В том-то и ужас, что мировоззрение Максимова – плоское мировоззрение. Именно оно не дает русским мыслителям сойти с поезда, ездящего по кругу. Ни православие, ни коммунизм, ни любая другая идеология не заменят людям умения жить вместе, жить не той грубой, грязной, бессмысленной жизнью, к которой они привыкли, – но ежедневно творить себя и друг друга заново. Будущее России – не в духовных скрепах, не в возвращении к традиционным ценностям, столь же искусственным, как и новаторские способы жизнеустроения вроде слепцовской коммуны; жизнь должна наполняться живым интересом к человеку и заботой о нем, жизнь состоит из игры, творчества, праздника, роста – а не из отбывания повинностей. И полемика между Максимовым и Синявскими (которых он тоже поначалу пытался привлечь к «Континенту») шла именно по этой линии: соцреалистическая серьезность в эмигрантском варианте – против выдумки, игры, хулиганства, непредсказуемости, непочтительности.

И вот ведь странность. Максимов выглядел автором безупречно серьезным, а Синявский-Терц – литературным хулиганом. Но посмотрите, как причудлива логика литературной истории: Синявский стал классиком, и этот статус не мешает десяткам тысяч читателей искренне негодовать по поводу «Прогулок с Пушкиным» или страстно любить их. И «Спокойной ночи», и ранняя проза – «Пхенц», «Любимов», «Гололедица», – читаются и обсуждаются, и отнюдь не только потому, что популяризации этих книг способствовал суд над Синявским и Даниэлем. Скандальная слава Абрама Терца и его знаменитой жены связана не с тем, что говорили о них, а с тем, что говорили они сами. И русская литература идет все-таки по пути «Пхенца», а не по пути «Семи дней творения» – вот парадокс, над которым стоит задуматься. Причина же проста: Максимов воплощал прошлое, а за Синявским и Розановой было будущее, неуютное, неспокойное, неприличное.

5

Эпоха идеологий в России кончилась. И когда в 1993 году Максимов повторил фразу Александра Зиновьева: «Метили в коммунизм, а попали в Россию», – он все-таки упрощал ситуацию. Если бы Россия не так отождествлялась с коммунизмом, в нее бы не попали. Да она, в сущности, и не отождествлялась, потому что Россия – это не идеология вообще. Это самая неидеологичная страна из всех, какие мне случалось видеть; здесь ценится не вектор, а масштаб. Что коммунизм, что антикоммунизм, что новая эпоха – Россия одинаково цинично относится к любым властям, облизывая их только для того, чтобы всё на них свалить. В глубине своей это страна веселая, нескучная, принципиально не участвующая в истории (в отличие от героев Максимова, которые в нее стремятся интегрироваться, в буквальном смысле делать ее) – у России есть дела поважней истории, и она голосует, только чтобы отвязались. Она не тоталитарная, не авторитарная и не сталинская, и суть ее верно понял Блок – «Какому хочешь чародею отдай разбойную красу». Разумеется, ей случается переживать трагедии, – но эти трагедии не затрагивают ее сути: все зверства, пытки, ссылки – все-таки не самая большая и не главная часть русской истории. Главное совершается в некрасовской «вековой тишине», и в этой тишине совершенно неинтересно, кто пребывает у руля.

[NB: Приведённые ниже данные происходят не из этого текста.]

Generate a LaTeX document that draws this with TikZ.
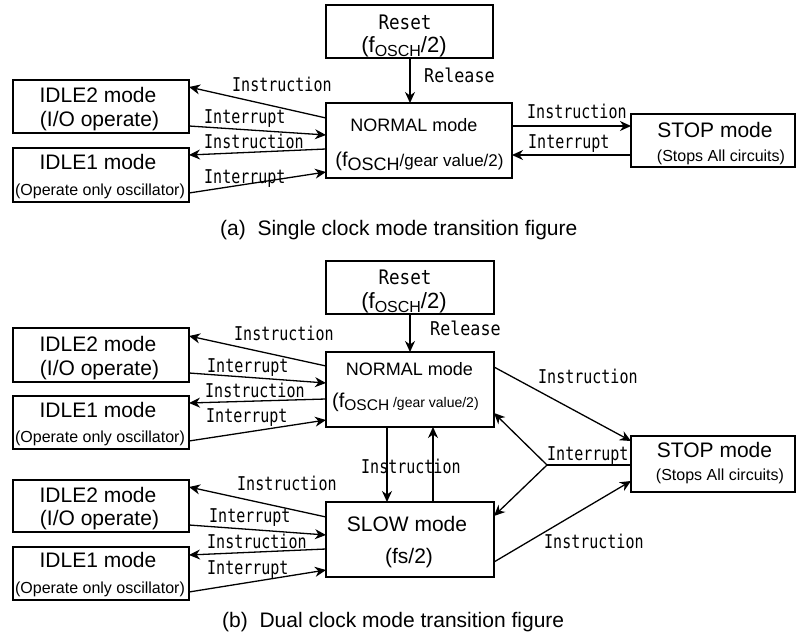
\documentclass[tikz,border=0pt]{standalone}
\usepackage{fontspec}
\setmainfont{Liberation Sans}
\newfontfamily\monon[FakeStretch=0.79]{DejaVu Sans Mono}
\newfontfamily\monow[FakeStretch=0.88]{DejaVu Sans Mono}
\usetikzlibrary{arrows.meta,calc}
\newcommand\fsz[1]{\fontsize{#1}{#1}\selectfont}
\begin{document}
\begin{tikzpicture}[x=1pt,y=-1pt,
  box/.style={draw, line width=1.4pt, inner sep=0pt, outer sep=0pt},
  arr/.style={line width=1.3pt, -{Stealth[length=11pt,width=10pt,inset=3.5pt]}},
  plain/.style={line width=1.3pt},
  lbl/.style={anchor=base west, inner sep=0pt, font=\fsz{19}\monon},
  txt/.style={anchor=base, inner sep=0pt},
  big/.style={txt, font=\fsz{21}},
  small/.style={txt, font=\fsz{16}},
  captxt/.style={anchor=base west, inner sep=0pt, font=\fsz{21}},
]
\useasboundingbox (0,0) rectangle (796,634);

% ================= (a) =================
\node[box, minimum width=167pt, minimum height=53pt] (rstA) at (409.5,31.5) {};
\node[box, minimum width=186pt, minimum height=75pt] (nrmA) at (419,140.5) {};
\node[box, minimum width=164pt, minimum height=53pt] (stpA) at (713,140.5) {};
\node[box, minimum width=176pt, minimum height=53pt] (i2A) at (101,106.5) {};
\node[box, minimum width=176pt, minimum height=54pt] (i1A) at (101,175) {};

\node[txt, font=\fsz{20}\monow] (rstAt1) at (405,30) {Reset};
\node[txt] (rstAt2) at (404,52.5) {{\fsz{22}(f}\raisebox{-4pt}{\fsz{16}OSCH}{\fsz{22}/2)}};
\node[txt, font=\fsz{18}] (nrmAt1) at (414,131.7) {NORMAL mode};
\node[txt] (nrmAt2) at (419.5,166) {{\fsz{20}(f}\raisebox{-4pt}{\fsz{18}OSCH}{\fsz{17}/gear value/2)}};
\node[big] (stpAt1) at (715,137) {STOP mode};
\node[small] (stpAt2) at (721,161) {(Stops All circuits)};
\node[big] (i2At1) at (98,102.7) {IDLE2 mode};
\node[big] (i2At2) at (99.5,126.7) {(I/O operate)};
\node[big] (i1At1) at (98,169) {IDLE1 mode};
\node[small] (i1At2) at (100,195) {(Operate only oscillator)};

\draw[arr] (rstA.south -| 410,0) -- (nrmA.north -| 410,0);
\draw[arr] ($(nrmA.west)+(0,-22.5)$) -- ($(i2A.east)+(0,-19.5)$);
\draw[arr] ($(i2A.east)+(0,19.5)$) -- ($(nrmA.west)+(0,-5.5)$);
\draw[arr] ($(nrmA.west)+(0,8.5)$) -- ($(i1A.east)+(0,-20)$);
\draw[arr] ($(i1A.east)+(0,18)$) -- ($(nrmA.west)+(0,31.5)$);
\draw[arr] ($(nrmA.east)+(0,-14.5)$) -- ($(stpA.west)+(0,-14.5)$);
\draw[arr] ($(stpA.west)+(0,14.5)$) -- ($(nrmA.east)+(0,14.5)$);

\node[lbl, font=\fsz{19}\monow] (relA) at (424,83) {Release};
\node[lbl] (la1) at (232,92) {Instruction};
\node[lbl] (la2) at (204,124) {Interrupt};
\node[lbl] (la3) at (204,148) {Instruction};
\node[lbl] (la4) at (204,183.5) {Interrupt};
\node[lbl] (la5) at (527,118) {Instruction};
\node[lbl] (la6) at (528,149) {Interrupt};

\node[captxt] (capA) at (220,235) {(a)\ \ Single clock mode transition figure};

% ================= (b) =================
\node[box, minimum width=168pt, minimum height=53pt] (rstB) at (410,287.5) {};
\node[box, minimum width=168pt, minimum height=75pt] (nrmB) at (410,389.5) {};
\node[box, minimum width=168pt, minimum height=75pt] (slwB) at (410,539.5) {};
\node[box, minimum width=164pt, minimum height=56pt] (stpB) at (713,464) {};
\node[box, minimum width=176pt, minimum height=54pt] (i2B) at (101,355) {};
\node[box, minimum width=176pt, minimum height=53pt] (i1B) at (101,422.5) {};
\node[box, minimum width=176pt, minimum height=52pt] (i2C) at (101,506) {};
\node[box, minimum width=176pt, minimum height=53pt] (i1C) at (101,573.5) {};

\node[txt, font=\fsz{20}\monow] (rstBt1) at (405,284.5) {Reset};
\node[txt] (rstBt2) at (404,308.5) {{\fsz{22}(f}\raisebox{-4pt}{\fsz{16}OSCH}{\fsz{22}/2)}};
\node[txt, font=\fsz{18}] (nrmBt1) at (409.5,375) {NORMAL mode};
\node[anchor=base west, inner sep=0pt] (nrmBt2) at (332,407) {{\fsz{20}(f}\raisebox{-3pt}{\fsz{15.5}OSCH}{\fsz{14}\ /gear value/2)}};
\node[big] (slwBt1) at (407,531) {SLOW mode};
\node[big] (slwBt2) at (409,563) {(fs/2)};
\node[big] (stpBt1) at (714.5,457) {STOP mode};
\node[small] (stpBt2) at (720,480) {(Stops All circuits)};
\node[big] (i2Bt1) at (98,351) {IDLE2 mode};
\node[big] (i2Bt2) at (99.5,375) {(I/O operate)};
\node[big] (i1Bt1) at (98,417) {IDLE1 mode};
\node[small] (i1Bt2) at (100,442) {(Operate only oscillator)};
\node[big] (i2Ct1) at (98,502) {IDLE2 mode};
\node[big] (i2Ct2) at (99.5,525.5) {(I/O operate)};
\node[big] (i1Ct1) at (98,567) {IDLE1 mode};
\node[small] (i1Ct2) at (100,593) {(Operate only oscillator)};

\draw[arr] (rstB.south -| 410,0) -- (nrmB.north -| 410,0);
\draw[arr] (nrmB.south -| 387,0) -- (slwB.north -| 387,0);
\draw[arr] (slwB.north -| 433,0) -- (nrmB.south -| 433,0);

\draw[arr] ($(nrmB.west)+(0,-23.5)$) -- ($(i2B.east)+(0,-19)$);
\draw[arr] ($(i2B.east)+(0,18)$) -- ($(nrmB.west)+(0,-6.5)$);
\draw[arr] ($(nrmB.west)+(0,9.5)$) -- ($(i1B.east)+(0,-19.5)$);
\draw[arr] ($(i1B.east)+(0,18.5)$) -- ($(nrmB.west)+(0,30.5)$);

\draw[arr] ($(slwB.west)+(0,-22.5)$) -- ($(i2C.east)+(0,-19)$);
\draw[arr] ($(i2C.east)+(0,19)$) -- ($(slwB.west)+(0,-4.5)$);
\draw[arr] ($(slwB.west)+(0,9.5)$) -- ($(i1C.east)+(0,-18.5)$);
\draw[arr] ($(i1C.east)+(0,18.5)$) -- ($(slwB.west)+(0,30.5)$);

\coordinate (br) at (547,465);
\draw[arr] ($(nrmB.east)+(0,-22.5)$) -- ($(stpB.west)+(0,-23)$);
\draw[plain] ($(stpB.west)+(0,1)$) -- (br);
\draw[arr] (br) -- ($(nrmB.east)+(0,23.5)$);
\draw[arr] (br) -- ($(slwB.east)+(0,-23.5)$);
\draw[arr] ($(slwB.east)+(0,22.5)$) -- ($(stpB.west)+(0,17)$);

\node[lbl, font=\fsz{19}\monow] (relB) at (430,335) {Release};
\node[lbl] (lb1) at (234,340) {Instruction};
\node[lbl] (lb2) at (207,372.7) {Interrupt};
\node[lbl] (lb3) at (205,397.3) {Instruction};
\node[lbl] (lb4) at (206,422.3) {Interrupt};
\node[lbl] (lb5) at (237,490.7) {Instruction};
\node[lbl] (lb6) at (209,522.7) {Interrupt};
\node[lbl] (lb7) at (207,548.3) {Instruction};
\node[lbl] (lb8) at (207,574) {Interrupt};
\node[lbl] (lb9) at (361,473.3) {Instruction};
\node[lbl] (lb10) at (538,383.3) {Instruction};
\node[lbl] (lb11) at (547,460) {Interrupt};
\node[lbl] (lb12) at (544,548.3) {Instruction};

\node[captxt] (capB) at (222,627) {(b)\ \ Dual clock mode transition figure};
\end{tikzpicture}
\end{document}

Герои Максимова в эту глубину даже не заглядывают, даром что один из его романов – о Колчаке – называется «Заглянуть в бездну». Вместо бездны они смотрят в газету, в учебник истории, в Библию – в которой, безусловно, есть свои бездны, если читать ее как историю, а не как регулятор быта; герои Горького и Максимова живут во внешней России, где грязно и неуютно, – а Россия внутренняя, с ее небывалой степенью свободы и храбрости, им не открывается вовсе. Потому что она видна либо на войне, либо в любви, либо еще в каких-то героических проявлениях, и высшей добродетелью в ней является красота, и единственным мерилом – эстетика. «Эстетика вывезет, выведет меня всегда, – говорил мне Синявский за рюмкой, разумеется. – Вот “Правда” пишет про нищих старух, про то, как это ужасно. Но ведь нищая старуха – это прежде всего неэстетично!»

Боюсь, только эта эстетическая Россия и бессмертна по-настоящему. Боюсь – потому что бесчисленные тома достойнейших людей, искренне презиравших фантастику певцов горя народного, канут в Лету, и нельзя о них не пожалеть. В ту Россию, которая рисовалась Максимову, – действительно попали; но та мифологическая, радостная, талантливая Россия, которую любил Синявский и которой давал слово «Синтаксис», прекрасно себе пережила и коммунизм, и всё, что потом, и даже сейчас знай посмеивается над интеллигентскими тревогами. Россия – самая эстетская страна мира, сплошное искусство для искусства: наверху все играют роли, давно уже сами себе не веря, а внизу наслаждаются абсолютной безответственностью и разнообразно украшают свой практически безразмерный досуг – когда любовью, когда пытками, а когда сочинительством.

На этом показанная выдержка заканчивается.